Ingredients (Serves 4):
For the Barbacoa:
- 2 lb Chuck Roast
- 2 tbsp Olive Oil
- 1 tsp Sea Salt
- 1 tsp Black Pepper
- 2 cups Beef Broth
- 1/3 cup Chiles in Adobo Sauce
- 1 tbsp Ground Cumin
- 1 tbsp Dried Oregano
- ¼ cup Lime Juice
For the Avocado Lime Rice:
- 2 cups Cooked Basmati Rice
- 1 ripe Avocado (smashed)
- ¼ cup Lime Juice
- 1 tsp Fine Sea Salt (or to taste)
For the Burritos:
- 4 Maria and Ricardo’s White Flour Tortillas
- 1 cup Pico de Gallo (homemade or store-bought)
Instructions:
1. Make the Barbacoa:
- Heat 2 tbsp olive oil in a large skillet over medium-high heat for 1-2 minutes until hot and glistening.
- While the oil heats, slice the chuck roast into 4 equal pieces. Season all sides generously with sea salt and black pepper.
- Add the beef to the hot skillet and sear for 2-3 minutes on each side, until browned.
- Transfer the seared beef into a slow cooker. Add chiles in adobo sauce, beef broth, ground cumin, and dried oregano.
- Cook on LOW for 7-8 hours, until the beef is very tender and easily shreds.
- Remove the beef from the slow cooker and shred it using two forks. Return the shredded beef to the slow cooker and stir in the lime juice. Let it sit and absorb the flavors while you prepare the rice.
2. Make the Avocado Lime Rice:
- In a bowl, stir together the cooked basmati rice, lime juice, and the smashed avocado.
- Season with fine sea salt and black pepper to taste. Adjust the seasoning as needed.
3. Assemble the Burritos:
- Warm the flour tortillas for about 20-30 seconds on each side in a skillet to make them more pliable.
- In the center of each warm tortilla, add ¼ of the avocado-lime rice, followed by shredded barbacoa beef, and top with pico de gallo.

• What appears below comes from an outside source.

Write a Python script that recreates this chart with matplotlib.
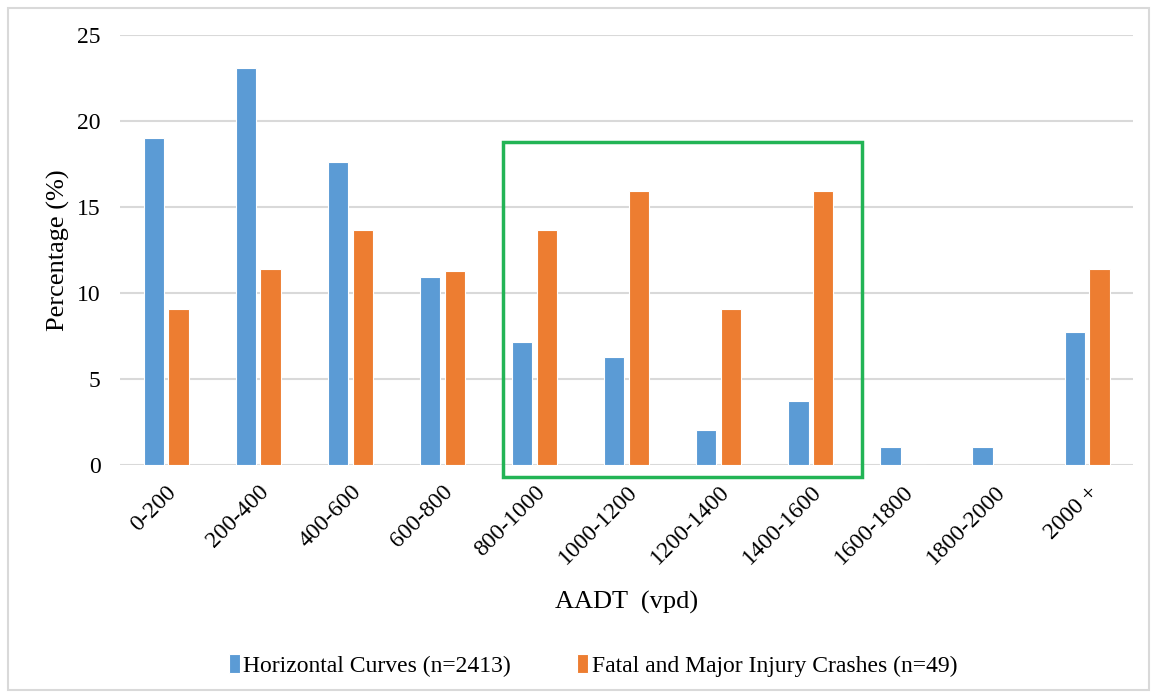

- Carefully roll up the tortilla tightly, folding in the sides, then place it seam-side down on a hot skillet.
- Cook the burrito for 2-3 minutes on the seam side to seal it, then flip and cook the other side for another 2-3 minutes, if desired, to get a crispy, golden exterior.
4. Serve:
- Serve the burritos warm and enjoy all the amazing flavors and textures! The rich, tender barbacoa beef with the creamy avocado rice and fresh pico de gallo will make every bite satisfying.
Tips:
- If you like extra spice, you can add some extra adobo sauce or chopped jalapeños to the barbacoa mixture.
- You can also add some sour cream or cheese inside the burrito for added richness.
- If you want to make these burritos ahead of time, wrap them tightly in foil and store them in the fridge for up to 2 days or freeze for longer storage. Reheat in the oven or skillet when ready to eat.